De Orde der Cisterciënzers is een Room-Katholieke kloosterorde die ontstond toen abt Robert(us) van Molesmes zijn benedictijnenklooster in Molesmes verliet om samen met twaalf monniken een nieuw klooster te stichten in Cîteaux (in het Latijn: Cistercium), ten zuiden van Dijon.

Robertus’ actie was ontstaan uit behoefte om terug te keren naar de regel van Benedictus die in de 10de en 11de eeuw verslapte binnen de Orde van Cluny.

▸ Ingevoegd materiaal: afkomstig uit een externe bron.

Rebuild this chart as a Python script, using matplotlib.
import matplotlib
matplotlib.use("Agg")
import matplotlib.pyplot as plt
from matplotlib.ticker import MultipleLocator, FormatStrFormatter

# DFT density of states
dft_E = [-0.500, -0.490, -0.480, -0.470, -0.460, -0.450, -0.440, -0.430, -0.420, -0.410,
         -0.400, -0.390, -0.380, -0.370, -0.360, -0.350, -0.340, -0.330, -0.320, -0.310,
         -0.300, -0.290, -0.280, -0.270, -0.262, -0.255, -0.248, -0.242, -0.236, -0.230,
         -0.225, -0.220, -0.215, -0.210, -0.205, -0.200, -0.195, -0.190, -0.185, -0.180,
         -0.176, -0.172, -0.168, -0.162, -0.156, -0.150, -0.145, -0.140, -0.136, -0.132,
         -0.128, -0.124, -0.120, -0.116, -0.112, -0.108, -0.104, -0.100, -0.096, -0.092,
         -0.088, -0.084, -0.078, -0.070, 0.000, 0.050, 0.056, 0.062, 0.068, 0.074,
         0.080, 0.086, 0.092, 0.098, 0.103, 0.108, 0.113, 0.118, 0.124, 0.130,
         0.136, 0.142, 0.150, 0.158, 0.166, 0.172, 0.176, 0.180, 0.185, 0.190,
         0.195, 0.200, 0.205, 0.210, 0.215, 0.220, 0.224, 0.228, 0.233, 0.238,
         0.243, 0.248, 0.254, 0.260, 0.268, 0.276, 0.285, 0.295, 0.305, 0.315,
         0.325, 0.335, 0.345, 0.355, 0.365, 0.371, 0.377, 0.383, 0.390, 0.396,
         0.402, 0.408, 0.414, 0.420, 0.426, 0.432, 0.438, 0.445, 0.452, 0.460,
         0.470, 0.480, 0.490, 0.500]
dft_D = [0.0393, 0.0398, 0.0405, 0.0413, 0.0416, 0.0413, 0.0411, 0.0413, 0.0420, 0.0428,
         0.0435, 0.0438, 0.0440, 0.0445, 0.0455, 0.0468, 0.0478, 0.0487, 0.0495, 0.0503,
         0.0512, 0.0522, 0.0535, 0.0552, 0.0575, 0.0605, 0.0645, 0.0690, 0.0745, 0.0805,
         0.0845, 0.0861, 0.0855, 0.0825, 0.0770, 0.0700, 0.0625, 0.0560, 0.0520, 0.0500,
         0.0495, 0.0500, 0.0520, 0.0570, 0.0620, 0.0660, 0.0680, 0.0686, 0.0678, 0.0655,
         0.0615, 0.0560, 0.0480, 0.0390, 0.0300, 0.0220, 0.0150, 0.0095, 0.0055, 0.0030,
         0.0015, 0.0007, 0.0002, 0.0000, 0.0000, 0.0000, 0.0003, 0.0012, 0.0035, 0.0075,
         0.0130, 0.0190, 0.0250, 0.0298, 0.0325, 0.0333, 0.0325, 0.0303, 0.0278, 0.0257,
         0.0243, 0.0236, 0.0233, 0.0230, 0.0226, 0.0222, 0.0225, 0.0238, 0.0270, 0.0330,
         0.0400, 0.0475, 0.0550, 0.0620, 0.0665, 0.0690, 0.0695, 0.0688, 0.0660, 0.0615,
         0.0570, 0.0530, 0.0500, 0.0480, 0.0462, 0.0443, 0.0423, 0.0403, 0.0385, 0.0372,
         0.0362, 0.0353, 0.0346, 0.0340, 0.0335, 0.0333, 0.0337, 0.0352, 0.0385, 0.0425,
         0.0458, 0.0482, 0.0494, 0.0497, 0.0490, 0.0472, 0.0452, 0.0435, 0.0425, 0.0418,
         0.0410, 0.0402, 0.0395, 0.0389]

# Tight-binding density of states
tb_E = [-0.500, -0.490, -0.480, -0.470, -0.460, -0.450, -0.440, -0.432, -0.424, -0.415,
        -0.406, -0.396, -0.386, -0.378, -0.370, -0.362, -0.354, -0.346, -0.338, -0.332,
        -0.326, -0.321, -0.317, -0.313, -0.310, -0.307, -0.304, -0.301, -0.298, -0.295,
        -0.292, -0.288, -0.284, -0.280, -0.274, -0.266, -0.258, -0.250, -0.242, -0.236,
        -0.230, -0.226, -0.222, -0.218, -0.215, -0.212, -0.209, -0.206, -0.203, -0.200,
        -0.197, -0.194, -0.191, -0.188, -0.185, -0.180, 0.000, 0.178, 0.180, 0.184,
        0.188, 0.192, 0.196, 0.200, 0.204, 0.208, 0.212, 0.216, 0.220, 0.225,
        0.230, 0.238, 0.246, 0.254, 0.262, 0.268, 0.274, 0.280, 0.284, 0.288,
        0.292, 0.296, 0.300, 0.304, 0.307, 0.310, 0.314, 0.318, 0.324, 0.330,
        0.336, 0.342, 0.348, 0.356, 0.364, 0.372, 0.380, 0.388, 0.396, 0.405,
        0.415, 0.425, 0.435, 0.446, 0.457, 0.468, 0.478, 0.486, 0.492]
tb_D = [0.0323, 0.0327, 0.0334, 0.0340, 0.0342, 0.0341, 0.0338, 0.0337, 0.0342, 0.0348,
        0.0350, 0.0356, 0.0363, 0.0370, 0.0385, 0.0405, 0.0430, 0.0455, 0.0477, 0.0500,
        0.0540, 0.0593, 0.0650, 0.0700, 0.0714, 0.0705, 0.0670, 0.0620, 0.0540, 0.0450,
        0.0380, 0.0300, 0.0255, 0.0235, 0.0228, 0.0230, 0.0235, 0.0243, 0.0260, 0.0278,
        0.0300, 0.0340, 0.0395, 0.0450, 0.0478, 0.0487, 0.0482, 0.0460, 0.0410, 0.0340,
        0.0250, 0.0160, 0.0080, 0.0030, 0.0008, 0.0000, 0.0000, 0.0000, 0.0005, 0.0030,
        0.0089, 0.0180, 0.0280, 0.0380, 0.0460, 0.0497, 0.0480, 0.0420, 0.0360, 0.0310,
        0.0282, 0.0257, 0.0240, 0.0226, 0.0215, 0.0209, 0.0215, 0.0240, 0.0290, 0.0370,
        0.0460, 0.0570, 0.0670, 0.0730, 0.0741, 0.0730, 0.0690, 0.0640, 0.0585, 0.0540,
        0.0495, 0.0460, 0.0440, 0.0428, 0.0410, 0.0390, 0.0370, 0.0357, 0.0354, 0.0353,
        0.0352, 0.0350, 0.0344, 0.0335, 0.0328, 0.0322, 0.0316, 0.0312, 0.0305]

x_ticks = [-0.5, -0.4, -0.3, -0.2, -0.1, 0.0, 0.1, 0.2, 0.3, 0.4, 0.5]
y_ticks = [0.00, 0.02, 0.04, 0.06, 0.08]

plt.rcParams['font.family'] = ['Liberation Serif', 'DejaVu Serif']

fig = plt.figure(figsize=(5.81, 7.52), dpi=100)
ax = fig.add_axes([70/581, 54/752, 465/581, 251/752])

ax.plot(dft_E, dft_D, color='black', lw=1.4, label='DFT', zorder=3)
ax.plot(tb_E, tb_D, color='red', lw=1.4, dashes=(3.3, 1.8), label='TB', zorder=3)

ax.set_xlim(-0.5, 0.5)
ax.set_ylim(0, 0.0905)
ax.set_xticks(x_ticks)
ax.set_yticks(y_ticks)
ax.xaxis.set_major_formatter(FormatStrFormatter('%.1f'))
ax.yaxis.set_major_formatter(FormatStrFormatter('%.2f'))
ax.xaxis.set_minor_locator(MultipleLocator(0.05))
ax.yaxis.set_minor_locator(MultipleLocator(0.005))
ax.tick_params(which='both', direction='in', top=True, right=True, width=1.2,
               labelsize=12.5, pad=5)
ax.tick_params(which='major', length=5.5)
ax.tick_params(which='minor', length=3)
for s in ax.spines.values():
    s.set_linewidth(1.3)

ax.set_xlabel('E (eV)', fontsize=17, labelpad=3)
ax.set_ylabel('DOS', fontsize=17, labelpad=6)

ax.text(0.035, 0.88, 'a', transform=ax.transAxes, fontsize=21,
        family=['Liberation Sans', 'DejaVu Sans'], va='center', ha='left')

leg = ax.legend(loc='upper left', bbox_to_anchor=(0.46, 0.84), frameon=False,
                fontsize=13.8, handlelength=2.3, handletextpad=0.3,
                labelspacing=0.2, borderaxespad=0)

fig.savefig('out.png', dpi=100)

Grote aantallen nieuwelingen werden zonder proeftijd of training toegelaten, waardoor ze geen affiniteit hadden met de kloosterregels. De grote rijkdom belemmerde het streven naar soberheid.

Robertus keerde terug naar de basis van de de regel van Bernardus: gebed, werk, soberheid en gehoorzaamheid. In veel cisterciënzerkloosters waren lichamelijke kastijdingen, zelftucht en vrijwillige armoede geen abnormale oefeningen.

De oprichting van de Cisterciënzers wordt gezien als de belangrijkste kloosterhervorming van de Middeleeuwen.

Bekende kloosters van de orde zijn Pontigny (1114), Clairvaux (1115), Fontenay (1118) en (voor vrouwen) de Abdij van Herkenrode (1182).

Uit de Cisterciënzers zijn later de Trappisten ontstaan.